Monday 29 September 2014

Could dinosaur DNA provide cures for human diseases?

Despite Jurassic Park, we can't use dinosaur DNA for anything, because we haven't got any, but we could learn something from the way dinosaurs survived injuries.

In July 2014, the Daily Mail carried a headline 'Could dinosaur DNA provide cures for serious human illness? Ancient fossils reveal evidence of powerful immune systems beating diseases such as cancer.' This seems very impressive - and there is an interesting health story here, but the headline is totally misleading.

Researchers examining a 72 million year old dinosaur skeleton had found evidence that it had survived serious injuries that a mammal would not be able to survive, and speculated that it might be that the animals had healing abilities that could be of benefit, if we could discover the mechanisms behind them.
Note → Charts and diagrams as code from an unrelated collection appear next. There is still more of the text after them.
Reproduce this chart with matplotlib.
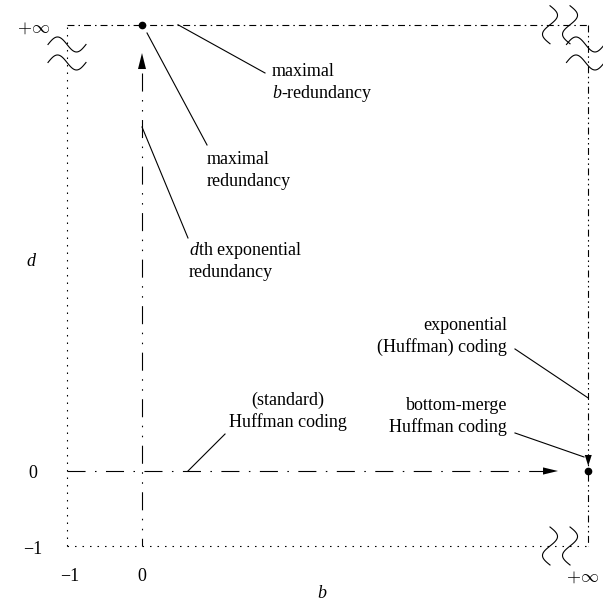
import numpy as np
import matplotlib
matplotlib.use('Agg')
import matplotlib.pyplot as plt

plt.rcParams['font.family'] = ['Liberation Serif', 'DejaVu Serif']
plt.rcParams['mathtext.fontset'] = 'custom'
plt.rcParams['mathtext.rm'] = 'Liberation Serif'
plt.rcParams['mathtext.it'] = 'Liberation Serif:italic'
plt.rcParams['lines.scale_dashes'] = False

# ---------------- content ----------------
INF = 5.95                      # where "+inf" sits on both axes (diagram units)
b_ticks = [-1, 0, INF]
b_ticklabels = ['\u22121', '0', r'$+\infty$']
d_ticks = [-1, 0, INF]
d_ticklabels = ['\u22121', '0', r'$+\infty$']
x_label = 'b'
y_label = 'd'

label_lines = [
    ['maximal', '$b$-redundancy'],
    ['maximal', 'redundancy'],
    ['$d$th exponential', 'redundancy'],
    ['(standard)', 'Huffman coding'],
    ['exponential', '(Huffman) coding'],
    ['bottom-merge', 'Huffman coding'],
]
# ---------------- layout ----------------
label_anchor = [(1.733, 5.267), (0.867, 4.093), (0.627, 2.88),
                (1.947, 0.88), (4.867, 1.88), (4.867, 0.813)]
label_ha = ['left', 'left', 'left', 'center', 'right', 'right']
LINE_STEP = 0.293
pointer_from = [(0.48, INF), (0.067, 5.84), (0.0, 4.587),
                (0.613, 0.0), (INF, 0.973), (5.893, 0.187)]
pointer_to = [(1.64, 5.307), (0.867, 4.347), (0.613, 3.107),
              (1.107, 0.493), (4.973, 1.627), (4.973, 0.507)]
b_label_shift = [0.03, 0.0, -0.07]

FS = 13
LW = 0.8
DOTTED = (0, (1.1, 4.3))
LONG_DASHDOT = (0, (13, 6.8, 1.1, 6.8))
LONG_DASHDOTDOT = (0, (13, 6.1, 1.1, 6.1, 1.1, 6.1))
SHORT_DASHDOT = (0, (5, 2.9, 1.1, 2.9))
SHORT_DASHDOTDOT = (0, (5, 2.5, 1.1, 2.5, 1.1, 2.5))

fig = plt.figure(figsize=(6.03, 6.03), dpi=100)
ax = fig.add_axes([0, 0, 1, 1])
ax.set_xlim(-142 / 75, 461 / 75)
ax.set_ylim(-132 / 75, 471 / 75)
ax.axis('off')

# frame
ax.plot([-1, -1], [-1, INF], color='k', lw=LW, linestyle=DOTTED)
ax.plot([-1, INF], [-1, -1], color='k', lw=LW, linestyle=DOTTED)
ax.plot([-1, INF], [INF, INF], color='k', lw=LW, linestyle=SHORT_DASHDOT)
ax.plot([INF, INF], [INF, -1], color='k', lw=LW, linestyle=SHORT_DASHDOTDOT)

# axes lines with arrows
ax.plot([0, 0], [5.307, -1], color='k', lw=LW, linestyle=LONG_DASHDOTDOT)
ax.plot([-1, 5.347], [0, 0], color='k', lw=LW, linestyle=LONG_DASHDOT)


def arrowhead(tip, direction, length_px, half_px):
    T = ax.transData
    tx, ty = T.transform(tip)
    dx, dy = direction
    bx, by = tx - dx * length_px, ty - dy * length_px
    nx, ny = -dy, dx
    verts = np.array([(tx, ty), (bx + nx * half_px, by + ny * half_px),
                      (bx - nx * half_px, by - ny * half_px)])
    data = T.inverted().transform(verts)
    ax.fill(data[:, 0], data[:, 1], color='k', lw=0)


arrowhead((0, 5.573), (0, 1), 16, 4)
arrowhead((5.547, 0), (1, 0), 15, 3.6)
arrowhead((INF, 0.067), (0, -1), 11, 3.5)

ax.plot([0], [INF], 'o', color='k', ms=4.5)
ax.plot([INF], [0], 'o', color='k', ms=4.5)


# squiggles (break marks)
def squiggle(center, vertical, length_px=38, amp_px=7.5):
    T = ax.transData
    cx, cy = T.transform(center)
    t = np.linspace(0, 1, 80)
    if vertical:
        xs = cx + amp_px * np.sin(2 * np.pi * t)
        ys = cy + (0.5 - t) * length_px
    else:
        xs = cx + (t - 0.5) * length_px
        ys = cy + amp_px * np.sin(2 * np.pi * t)
    data = T.inverted().transform(np.column_stack([xs, ys]))
    ax.plot(data[:, 0], data[:, 1], color='k', lw=LW)


for dc in (5.687, 5.447):
    squiggle((-1, dc), False)
    squiggle((5.913, dc), False)
for bc in (5.44, 5.707):
    squiggle((bc, INF), True)
    squiggle((bc, -1), True)

# pointers and labels
for lines, (ax0, ay0), ha, p0, p1 in zip(label_lines, label_anchor, label_ha,
                                          pointer_from, pointer_to):
    ax.plot([p0[0], p1[0]], [p0[1], p1[1]], color='k', lw=LW)
    for i, s in enumerate(lines):
        ax.text(ax0, ay0 - i * LINE_STEP, s, ha=ha, va='baseline', fontsize=FS)

# tick labels
for v, s, sh in zip(b_ticks, b_ticklabels, b_label_shift):
    ax.text(v + sh, -1.413, s, ha='center', va='center',
            fontsize=FS, math_fontfamily='cm')
for v, s in zip(d_ticks, d_ticklabels):
    ax.text(-1.453, v - 0.04, s, ha='center', va='center', fontsize=FS,
            math_fontfamily='cm')
ax.text(2.4, -1.627, x_label, ha='center', va='center', fontsize=FS, style='italic')
ax.text(-1.48, 2.8, y_label, ha='center', va='center', fontsize=FS, style='italic')

fig.savefig('out.png', dpi=100)
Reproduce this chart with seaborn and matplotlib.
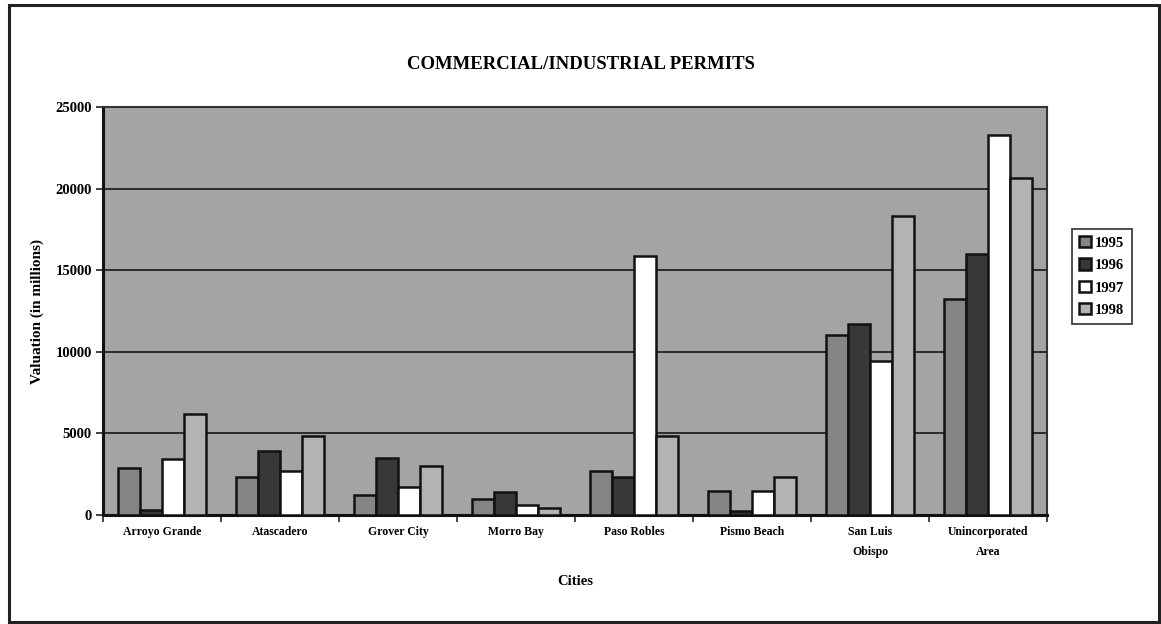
import matplotlib
matplotlib.use("Agg")
import matplotlib.pyplot as plt
from matplotlib.patches import Rectangle
import numpy as np
import pandas as pd
import seaborn as sns

cities = ["Arroyo Grande", "Atascadero", "Grover City", "Morro Bay",
          "Paso Robles", "Pismo Beach", "San Luis\nObispo", "Unincorporated\nArea"]
years = ["1995", "1996", "1997", "1998"]
v1995 = [2850, 2350, 1250, 950, 2700, 1450, 11000, 13250]
v1996 = [300, 3900, 3500, 1400, 2300, 250, 11700, 16000]
v1997 = [3450, 2700, 1700, 600, 15900, 1500, 9450, 23300]
v1998 = [6200, 4850, 3000, 400, 4850, 2300, 18300, 20650]
yticks = [0, 5000, 10000, 15000, 20000, 25000]

df = pd.DataFrame({
    "city": cities * 4,
    "year": [y for y in years for _ in cities],
    "value": v1995 + v1996 + v1997 + v1998,
})

sns.set_theme(style="white")
plt.rcParams["font.family"] = ["Liberation Serif", "DejaVu Serif"]
plt.rcParams["text.color"] = "black"
plt.rcParams["axes.labelcolor"] = "black"
plt.rcParams["xtick.color"] = "black"
plt.rcParams["ytick.color"] = "black"

fig = plt.figure(figsize=(11.61, 6.24), dpi=100)
ax = fig.add_axes([0.0887, 0.1747, 0.8131, 0.6538])
ax.set_facecolor("#a4a4a4")

palette = {"1995": "#858585", "1996": "#383838", "1997": "#ffffff", "1998": "#b3b3b3"}
sns.barplot(data=df, x="city", y="value", hue="year", order=cities,
            hue_order=years, palette=palette, width=0.75, saturation=1,
            edgecolor="#111111", linewidth=1.8, ax=ax, zorder=3)

ax.set_ylim(0, 25000)
ax.set_xlim(-0.5, len(cities) - 0.5)
ax.set_yticks(yticks)
ax.set_yticklabels([str(t) for t in yticks], fontsize=10.5, fontweight="bold")
for t in yticks[1:-1]:
    ax.axhline(t, color="#222222", lw=1.3, zorder=1)

# category labels at centers, tick marks at group boundaries
ax.set_xticks(range(len(cities)))
ax.set_xticklabels(cities, fontsize=8.5, fontweight="bold", linespacing=1.9)
ax.tick_params(axis="x", which="major", length=0, pad=8)
ax.set_xticks(np.arange(-0.5, len(cities) - 0.4, 1), minor=True)
ax.tick_params(axis="x", which="minor", length=5, width=1.2, color="#222222",
               direction="out", bottom=True)
ax.tick_params(axis="y", which="major", length=5, width=1.2, color="#222222",
               direction="out", left=True, pad=3)

for side in ["left", "bottom"]:
    ax.spines[side].set_color("#111111")
    ax.spines[side].set_linewidth(2.2)
for side in ["top", "right"]:
    ax.spines[side].set_color("#333333")
    ax.spines[side].set_linewidth(1.5)

ax.set_xlabel("Cities", fontsize=10.5, fontweight="bold", labelpad=12)
ax.set_ylabel("Valuation (in millions)", fontsize=11, fontweight="bold", labelpad=8)

fig.suptitle("COMMERCIAL/INDUSTRIAL PERMITS", x=0.5, y=0.897, va="center",
             fontsize=13.5, fontweight="bold", color="black")

leg = ax.legend(loc="upper left", bbox_to_anchor=(0.917, 0.645),
                bbox_transform=fig.transFigure, title=None,
                frameon=True, fancybox=False, edgecolor="#111111",
                prop={"size": 10.5, "weight": "bold"},
                handlelength=0.8, handleheight=0.8, handletextpad=0.3,
                labelspacing=0.6, borderpad=0.5)
leg.get_frame().set_linewidth(1.3)

# outer frame around the chart
fig.patches.append(Rectangle((0.008, 0.004), 0.99, 0.988, transform=fig.transFigure,
                             fill=False, edgecolor="#222222", linewidth=2.2))

fig.savefig("out.png", dpi=100)
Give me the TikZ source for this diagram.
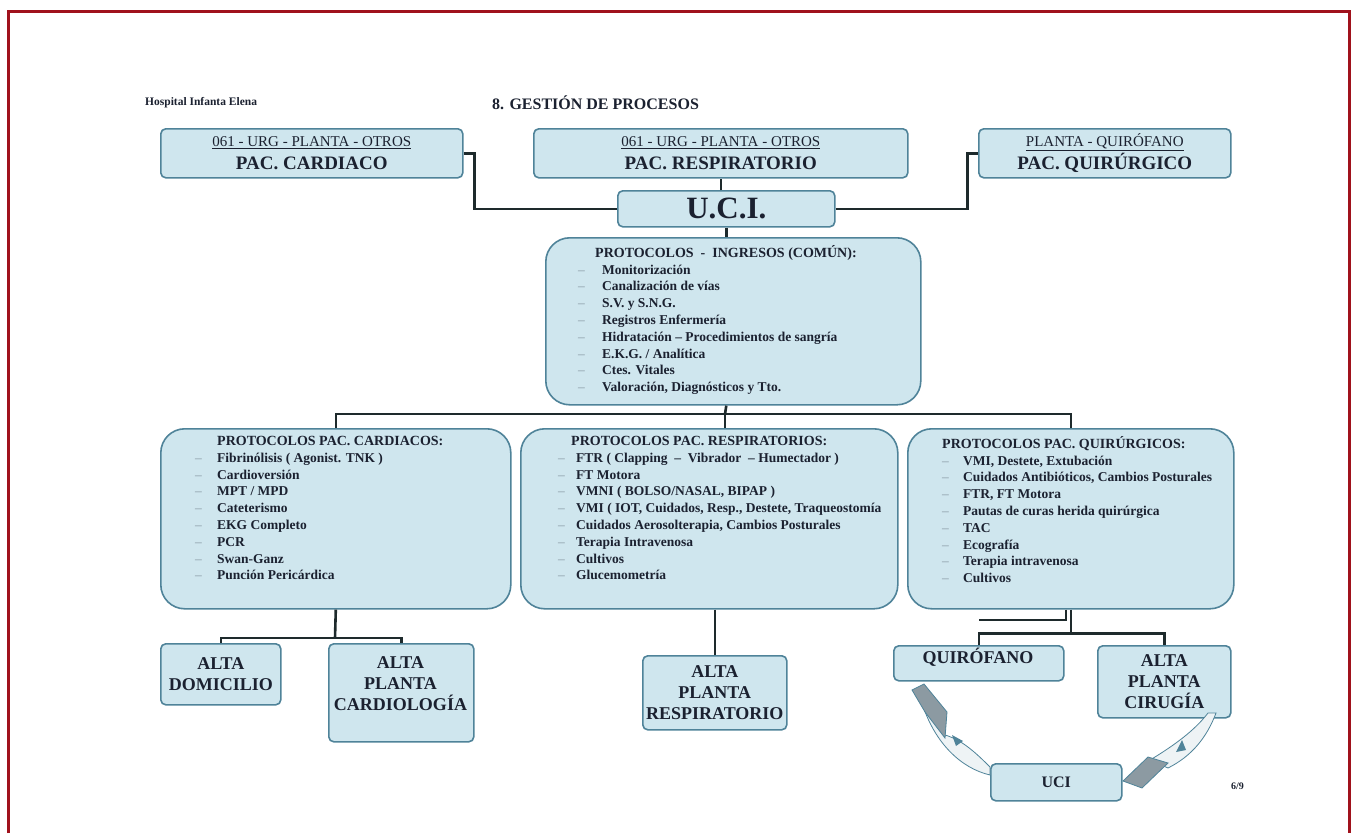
\documentclass[tikz,border=0pt]{standalone}
\usepackage{fontspec}
\setmainfont{Liberation Serif}
\usetikzlibrary{arrows.meta}
\definecolor{boxfill}{HTML}{CFE6EE}
\definecolor{boxline}{HTML}{4F8399}
\definecolor{connc}{HTML}{1E2A2C}
\definecolor{txt}{HTML}{1B2130}
\definecolor{framec}{HTML}{A0121C}
\definecolor{bulc}{HTML}{8A9AA6}
\definecolor{ribgray}{HTML}{8C9AA2}
\definecolor{ribfill}{HTML}{EEF3F5}
\newcommand\itm[2]{\makebox[#1pt][l]{\textcolor{bulc}{\mdseries –}}#2}
\newcommand\ptitle[1]{{\fontsize{14}{16.8}\selectfont #1}}
\begin{document}
\begin{tikzpicture}[x=1pt,y=-1pt,
  box/.style={draw=boxline, fill=boxfill, line width=1.6pt, rounded corners=5pt,
    anchor=north west, inner sep=0pt, text=txt, align=center},
  bigbox/.style={box, rounded corners=24pt},
  conn/.style={draw=connc, line width=2.6pt},
  lst/.style={anchor=north west, inner sep=0pt, align=left, text=txt,
    font=\fontsize{13.5}{16.8}\selectfont\bfseries},
  btxt/.style={inner sep=0pt, align=center, text=txt,
    font=\fontsize{18}{21}\selectfont\bfseries},
  toptxt/.style={font=\fontsize{19}{23}\selectfont\bfseries},
]
\useasboundingbox (0,0) rectangle (1357,833);
\fill[white] (0,0) rectangle (1357,833);
\draw[framec, line width=3pt] (8,833) -- (8,11) -- (1349,11) -- (1349,833);

% header
\node[anchor=west, inner sep=0pt, text=txt, font=\fontsize{11.5}{13}\selectfont\bfseries] (hosp) at (145,103) {Hospital Infanta Elena};
\node[anchor=west, inner sep=0pt, text=txt, font=\fontsize{16}{18}\selectfont\bfseries] (title) at (492,103) {8. GESTIÓN DE PROCESOS};

% top boxes
\node[box, toptxt, minimum width=302pt, minimum height=49pt] (pc) at (160,128)
  {{\fontsize{15}{17}\selectfont\mdseries\underline{061 - URG - PLANTA - OTROS}}\\ PAC. CARDIACO};
\node[box, toptxt, minimum width=374pt, minimum height=49pt] (pr) at (533,128)
  {{\fontsize{15}{17}\selectfont\mdseries\underline{061 - URG - PLANTA - OTROS}}\\ PAC. RESPIRATORIO};
\node[box, toptxt, minimum width=252pt, minimum height=49pt] (pq) at (978,128)
  {{\fontsize{15}{17}\selectfont\mdseries\underline{PLANTA - QUIRÓFANO}}\\ PAC. QUIRÚRGICO};

\node[box, minimum width=217pt, minimum height=36pt, font=\fontsize{31}{31}\selectfont\bfseries] (uci) at (617,190) {U.C.I.};

% common protocols
\node[bigbox, minimum width=375pt, minimum height=167pt] (com) at (545,237) {};
\node[lst] (comtxt) at (578,245) {\hspace*{17pt}\ptitle{PROTOCOLOS \ - \ INGRESOS (COMÚN):}\\
\itm{24}{Monitorización}\\
\itm{24}{Canalización de vías}\\
\itm{24}{S.V. y S.N.G.}\\
\itm{24}{Registros Enfermería}\\
\itm{24}{Hidratación – Procedimientos de sangría}\\
\itm{24}{E.K.G. / Analítica}\\
\itm{24}{Ctes. Vitales}\\
\itm{24}{Valoración, Diagnósticos y Tto.}};

% three protocol boxes
\node[bigbox, minimum width=350pt, minimum height=180pt] (pl) at (160,428) {};
\node[lst] (pltxt) at (195,436) {\hspace*{22pt}\ptitle{PROTOCOLOS PAC. CARDIACOS:}\\
\itm{22}{Fibrinólisis ( Agonist. TNK )}\\
\itm{22}{Cardioversión}\\
\itm{22}{MPT / MPD}\\
\itm{22}{Cateterismo}\\
\itm{22}{EKG Completo}\\
\itm{22}{PCR}\\
\itm{22}{Swan-Ganz}\\
\itm{22}{Punción Pericárdica}};

\node[bigbox, minimum width=377pt, minimum height=180pt] (pm) at (520,428) {};
\node[lst] (pmtxt) at (558,436) {\hspace*{13pt}\ptitle{PROTOCOLOS PAC. RESPIRATORIOS:}\\
\itm{18}{FTR ( Clapping \ – \ Vibrador \ – Humectador )}\\
\itm{18}{FT Motora}\\
\itm{18}{VMNI ( BOLSO/NASAL, BIPAP )}\\
\itm{18}{VMI ( IOT, Cuidados, Resp., Destete, Traqueostomía}\\
\itm{18}{Cuidados Aerosolterapia, Cambios Posturales}\\
\itm{18}{Terapia Intravenosa}\\
\itm{18}{Cultivos}\\
\itm{18}{Glucemometría}};

\node[bigbox, minimum width=326pt, minimum height=180pt] (pr2) at (907,428) {};
\node[lst] (pr2txt) at (942,436) {\ptitle{PROTOCOLOS PAC. QUIRÚRGICOS:}\\
\itm{21}{VMI, Destete, Extubación}\\
\itm{21}{Cuidados Antibióticos, Cambios Posturales}\\
\itm{21}{FTR, FT Motora}\\
\itm{21}{Pautas de curas herida quirúrgica}\\
\itm{21}{TAC}\\
\itm{21}{Ecografía}\\
\itm{21}{Terapia intravenosa}\\
\itm{21}{Cultivos}};

% bottom boxes
\node[box, btxt, minimum width=120pt, minimum height=61pt] (ad) at (160,643) {ALTA\\DOMICILIO};
\node[box, minimum width=145pt, minimum height=98pt] (apc) at (328,643) {};
\node[btxt] (apct) at (400.5,684) {ALTA\\PLANTA\\CARDIOLOGÍA};
\node[box, btxt, minimum width=144pt, minimum height=74pt] (apr) at (642,655) {ALTA\\PLANTA\\RESPIRATORIO};
\node[box, minimum width=170pt, minimum height=35pt] (quir) at (893,645) {};
\node[btxt] (quirt) at (978,657) {QUIRÓFANO};
\node[box, btxt, minimum width=133pt, minimum height=72pt] (apcir) at (1097,645) {ALTA\\PLANTA\\CIRUGÍA};
\node[box, minimum width=131pt, minimum height=37pt, font=\fontsize{16}{18}\selectfont\bfseries] (uci2) at (990,763) {UCI};

\node[anchor=west, inner sep=0pt, text=txt, font=\fontsize{10}{12}\selectfont\bfseries] (pg) at (1231,786) {6/9};

% connectors
\draw[conn] (pc.east) -- ++(11,0) |- (uci.west);
\draw[conn] (uci.north -| pr.south) -- (pr.south);
\draw[conn] (uci.east) -- ++(132,0) |- (pq.west);
\draw[conn] (uci.south) -- (uci.south |- com.north);
\coordinate (busc) at (725,414);
\draw[conn] (uci.south |- com.south) -- (busc);
\draw[conn] (pl.north) |- (busc) -| (pr2.north);
\draw[conn] (busc) -- (busc |- pm.north);
\coordinate (lbus) at (335,638);
\draw[conn] (pl.south) -- (lbus);
\draw[conn] (ad.north) |- (lbus) -| (apc.north);
\draw[conn] (apr.north |- pm.south) -- (apr.north);
\draw[conn] (pr2.south) -- ++(0,24) coordinate (rbus);
\draw[conn] (quir.north) |- (rbus) -| (apcir.north);
\draw[conn] ([xshift=-5pt]pr2.south) |- ([yshift=25pt]quir.north);

% curved ribbons
\fill[ribfill, draw=boxline, line width=0.8pt]
  (923,706) .. controls (935,742) and (960,768) .. (990,775)
  -- (990,767) .. controls (975,752) and (962,740) .. (945,735) -- cycle;
\fill[ribgray, draw=boxline, line width=0.8pt]
  (912,690) -- (924,684) -- (947,712) -- (945,738) -- (925,712) -- cycle;
\fill[boxline] (952,735) -- (963,741) -- (956,746) -- cycle;

\fill[ribfill, draw=boxline, line width=0.8pt]
  (1150,760) .. controls (1175,745) and (1195,730) .. (1208,713)
  -- (1216,713) .. controls (1207,737) and (1192,756) .. (1168,768) -- cycle;
\fill[ribgray, draw=boxline, line width=0.8pt]
  (1123,781) -- (1148,757) -- (1168,763) -- (1142,788) -- cycle;
\fill[boxline] (1176,752) -- (1182,740) -- (1186,750) -- cycle;
\end{tikzpicture}
\end{document}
The only way this would be possible is if similar effects can be found in modern day relations of dinosaurs. The closest living relations are birds, but it has been suggested that a better model would be alligators and crocodiles, which are much more distantly related, but which do seem to resist infection despite living in bacteria-loaded environments.

However, the headline itself is pure science fiction. Despite the entertaining possibilities of Jurassic Park, dinosaur DNA simply doesn't exist any more. DNA deteriorates with time, and however it is preserved, it cannot last longer than around 6 to 7 million years. (The oldest sample found to date isn around half a million years old.) As the dinosaurs died out 65 million years ago, dinosaur DNA can't do anything for us at all.